Crystallume Corporation

3397 De La Cruz Boulevard
Santa Clara, CA 95054
   (408) 653-1700
   efrancis@crystallume.com
   www.crystallume.com
Location: Single
Congr. District: 17
County: Santa Clara

Phase I

Contract Number: ----------
Start Date: 00/00/00    Completed: 00/00/00
Phase I year
1994
Phase I Amount
$79,907
Diamond films grown by plasma enhanced chemical vapor deposition (CVD) have become an important engineering material. Microwave plasma (MP) CVD of diamond is particularly advantageous because it leads to material with the highest quality in terms of impurity content, electronic and optical properties, and carries fewer liabilities of power inefficiency and excess heat removal than other deposition methods. It has, however, proven difficult to scale MPCVD of diamond up to production levels due to the small size of the plasma produced under the constraints of diamond growth. Crystallume has developed and convincingly demonstrated a proprietary scaling technology for microwave plasma diamond deposition. In work to date, this technology has powerfully enhanced the deposition performance of a 2.45 GHz diamond CVD reactor. In this program we will characterize and optimize diamond deposition with this new enhancement, developing the necessary processing modifications to use it to full advantage. This will pave the way to introducing it into commercial production equipment in Phase II.

Phase II

Contract Number: ----------
Start Date: 00/00/00    Completed: 00/00/00
Phase II year
1995
Phase II Amount
$747,169
Diamond films grown by plasma enhanced chemical vapor deposition (CVD) have become commercially important engineering materials. Microwave plasma CVD is a particularly valuable synthesis technique because it produces the highest quality diamond with the best thermal, electronic, and optical properties. However, microwave CVD has been difficult to scale up, greatly limiting its commercial viability and CVD diamond's potential markets. Phase I has already demonstrated a fourfold improvement in the economics of microwave diamond film growth, with equally dramatic gains in the size of the individual articles which can be coated.

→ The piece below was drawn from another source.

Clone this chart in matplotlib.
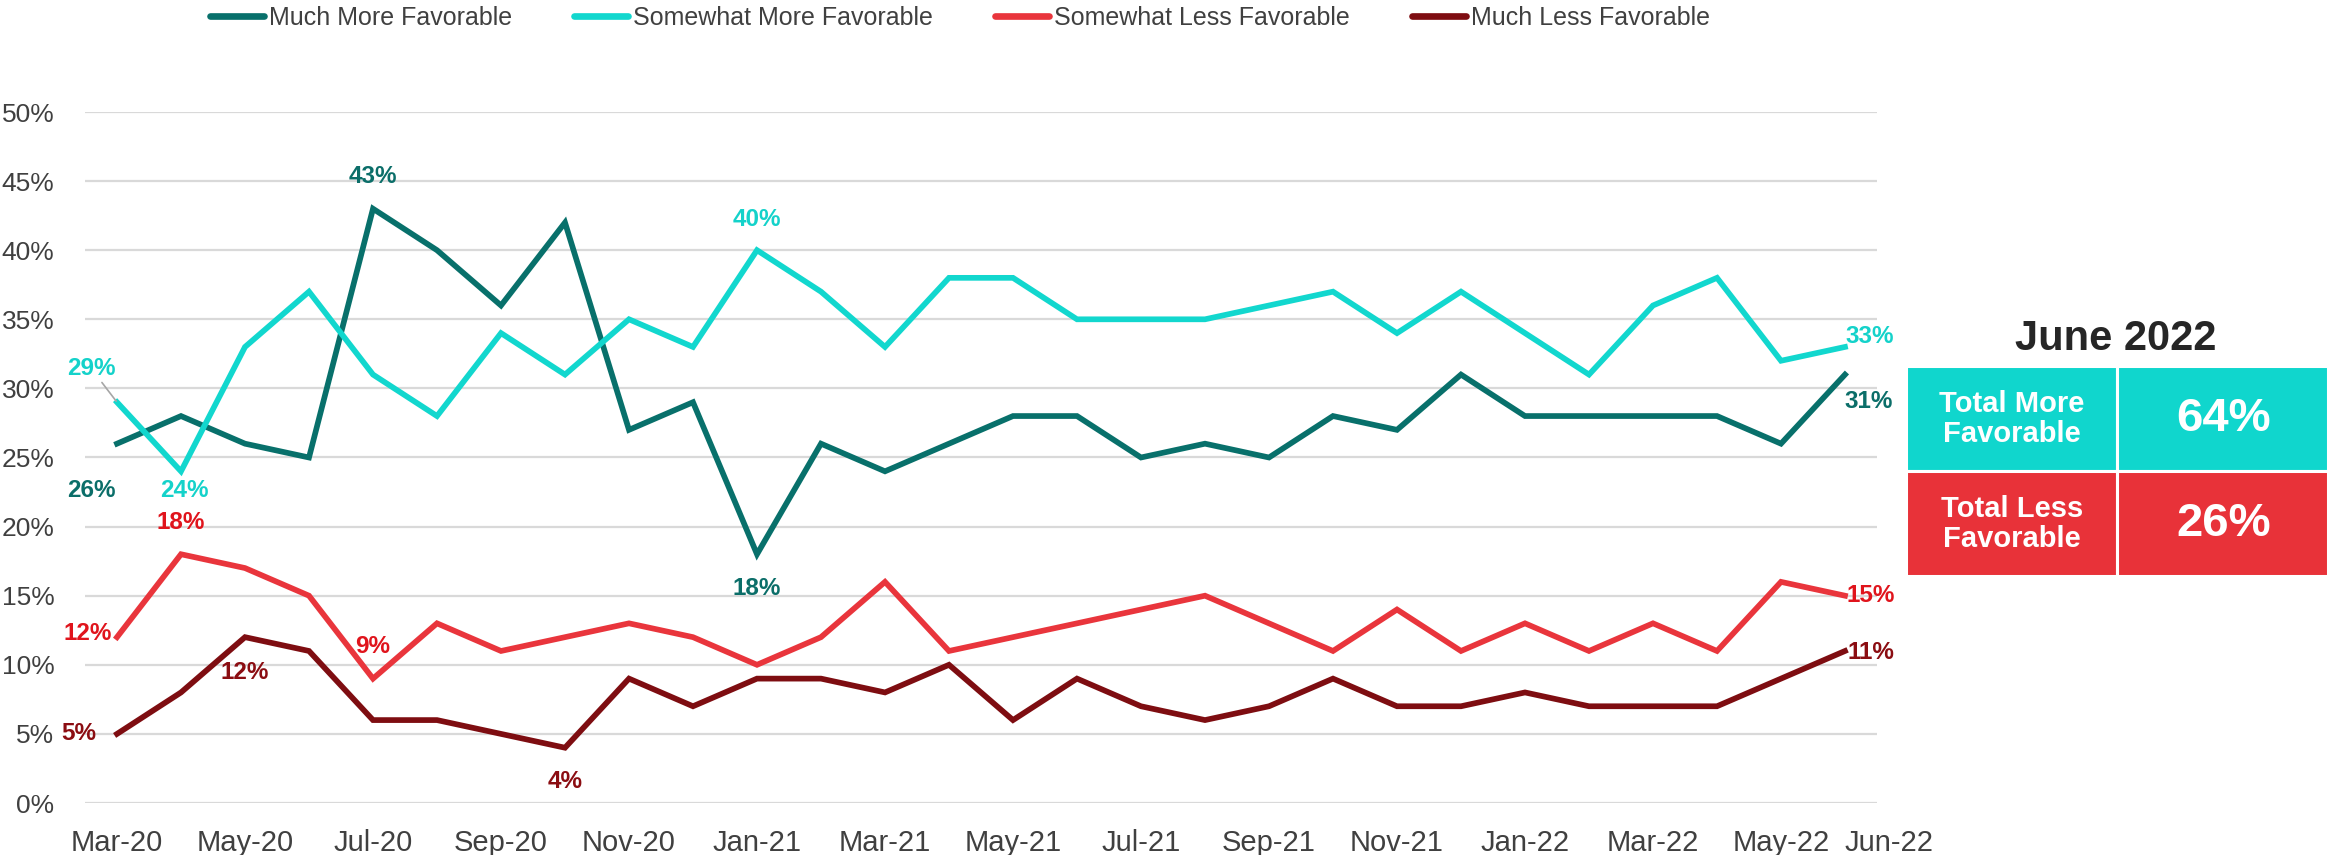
import numpy as np
import matplotlib
matplotlib.use('Agg')
import matplotlib.pyplot as plt
from matplotlib.patches import Rectangle

# datos (porcentajes, mensual de Mar-20 a Jun-22)
meses = ['Mar-20', 'Apr-20', 'May-20', 'Jun-20', 'Jul-20', 'Aug-20', 'Sep-20',
         'Oct-20', 'Nov-20', 'Dec-20', 'Jan-21', 'Feb-21', 'Mar-21', 'Apr-21',
         'May-21', 'Jun-21', 'Jul-21', 'Aug-21', 'Sep-21', 'Oct-21', 'Nov-21',
         'Dec-21', 'Jan-22', 'Feb-22', 'Mar-22', 'Apr-22', 'May-22', 'Jun-22']

much_more = [26, 28, 26, 25, 43, 40, 36, 42, 27, 29, 18, 26, 24, 26, 28, 28,
             25, 26, 25, 28, 27, 31, 28, 28, 28, 28, 26, 31]
somewhat_more = [29, 24, 33, 37, 31, 28, 34, 31, 35, 33, 40, 37, 33, 38, 38, 35,
                 35, 35, 36, 37, 34, 37, 34, 31, 36, 38, 32, 33]
somewhat_less = [12, 18, 17, 15, 9, 13, 11, 12, 13, 12, 10, 12, 16, 11, 12, 13,
                 14, 15, 13, 11, 14, 11, 13, 11, 13, 11, 16, 15]
much_less = [5, 8, 12, 11, 6, 6, 5, 4, 9, 7, 9, 9, 8, 10, 6, 9, 7, 6, 7, 9, 7,
             7, 8, 7, 7, 7, 9, 11]

series_names = ['Much More Favorable', 'Somewhat More Favorable',
                'Somewhat Less Favorable', 'Much Less Favorable']

tick_labels = ['Mar-20', 'May-20', 'Jul-20', 'Sep-20', 'Nov-20', 'Jan-21',
               'Mar-21', 'May-21', 'Jul-21', 'Sep-21', 'Nov-21', 'Jan-22',
               'Mar-22', 'May-22', 'Jun-22']

panel_title = 'June 2022'
panel_rows = ['Total More\nFavorable', 'Total Less\nFavorable']
panel_values = [64, 26]

plt.rcParams['font.family'] = ['Liberation Sans', 'DejaVu Sans']

c_mm = '#08706B'
c_sm = '#12D7CE'
c_sl = '#E9353C'
c_ml = '#7E0D11'
colores = [c_mm, c_sm, c_sl, c_ml]
col_etiq = ['#0B6E69', '#14D2CA', '#E0141C', '#8B0D12']
gris = '#404040'

x = np.arange(len(meses))

fig = plt.figure(figsize=(23.28, 8.55), dpi=100)
ax = fig.add_axes([85 / 2328, 1 - 803 / 855, (1877 - 85) / 2328, (803 - 112) / 855])

datos = [much_more, somewhat_more, somewhat_less, much_less]
lineas = []
for d, c, n in zip(datos, colores, series_names):
    l, = ax.plot(x, np.array(d) / 100, color=c, lw=4.1, label=n,
                 solid_joinstyle='miter', zorder=3)
    lineas.append(l)

ax.set_xlim(-0.5, 27.5)
ax.set_ylim(0, 0.5)
ax.set_yticks(np.arange(0, 0.51, 0.05))
ax.set_yticklabels(['%d%%' % v for v in range(0, 51, 5)], fontsize=19, color=gris)
ax.yaxis.grid(True, color='#D9D9D9', lw=1.6, zorder=0)
ax.set_axisbelow(True)
pos_ticks = [meses.index(t) for t in tick_labels]
ax.set_xticks(pos_ticks)
ax.set_xticklabels(tick_labels, fontsize=21, color=gris)
ax.tick_params(axis='x', length=0, pad=19)
ax.tick_params(axis='y', length=0, pad=22)
ult = ax.get_xticklabels()[-1]
ult.set_horizontalalignment('left')
for s in ax.spines.values():
    s.set_visible(False)

# etiquetas de datos: (indice, dx, dy) en pixeles
etiquetas = [
    [(0, -26, -47), (4, 0, 32), (10, 0, -34), (27, 24, -27)],
    [(1, 3, -19), (10, 0, 31), (27, 25, 10)],
    [(0, -29, 4), (1, 0, 32), (4, 0, 32), (27, 26, 0)],
    [(0, -38, 0), (2, 0, -35), (7, 0, -34), (27, 26, -2)],
]
for d, ce, et in zip(datos, col_etiq, etiquetas):
    for i, dx, dy in et:
        ax.annotate('%d%%' % d[i], (i, d[i] / 100), xytext=(dx, dy),
                    textcoords='offset pixels', ha='center', va='center',
                    fontsize=17.5, fontweight='bold', color=ce, zorder=5)

# 29% con linea guia
ax.annotate('%d%%' % somewhat_more[0], (0, somewhat_more[0] / 100),
            xytext=(-26, 34), textcoords='offset pixels', ha='center',
            va='center', fontsize=17.5, fontweight='bold', color=col_etiq[1],
            arrowprops=dict(arrowstyle='-', color='#A6A6A6', lw=1.2,
                            shrinkA=0, shrinkB=1))

# leyenda
leg = fig.legend(handles=lineas, loc='center', bbox_to_anchor=(960 / 2328, 1 - 18 / 855),
                 ncol=4, frameon=False, fontsize=18, handlelength=2.16,
                 handletextpad=0.2, columnspacing=2.48)
for h in leg.get_lines():
    h.set_linewidth(4.8)
    h.set_solid_capstyle('round')
for t in leg.get_texts():
    t.set_color(gris)

# panel derecho
fig.text(2116 / 2328, 1 - 339 / 855, panel_title, ha='center', va='center',
         fontsize=30, fontweight='bold', color='#262626')
pax = fig.add_axes([1906 / 2328, 1 - 576 / 855, (2328 - 1906) / 2328, (576 - 366) / 855])
pax.set_xlim(0, 422)
pax.set_ylim(0, 210)
pax.axis('off')
fondos = ['#10D6CD', '#E83239']
for k, (r, v, fc) in enumerate(zip(panel_rows, panel_values, fondos)):
    y0 = 105 * (1 - k)
    pax.add_patch(Rectangle((0, y0), 211, 105, facecolor=fc, edgecolor='white', lw=2.2))
    pax.add_patch(Rectangle((211, y0), 211, 105, facecolor=fc, edgecolor='white', lw=2.2))
    pax.text(106, y0 + 52, r, ha='center', va='center', color='white',
             fontsize=21, fontweight='bold', linespacing=1.05)
    pax.text(318, y0 + 52, '%d%%' % v, ha='center', va='center', color='white',
             fontsize=34, fontweight='bold')

fig.savefig('out.png', dpi=100)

In the Phase II program proposed, we intend to transfer our lab-scale results to large scale deposition equipment used in commercial production. This will be accomplished by modifying and instrumenting one of Crystallume's 915 MHz commercial production reactors. A mass spectrometer will perform in situ sampling of active species at the diamond growth surface as a function of plasma and gas injection configurations, and other analytic tools including optical emission spectroscopy will be used to characterize the process. This will permit us to identify the reactor configuration and operating conditions which lead to the most cost efficient production of diamond films.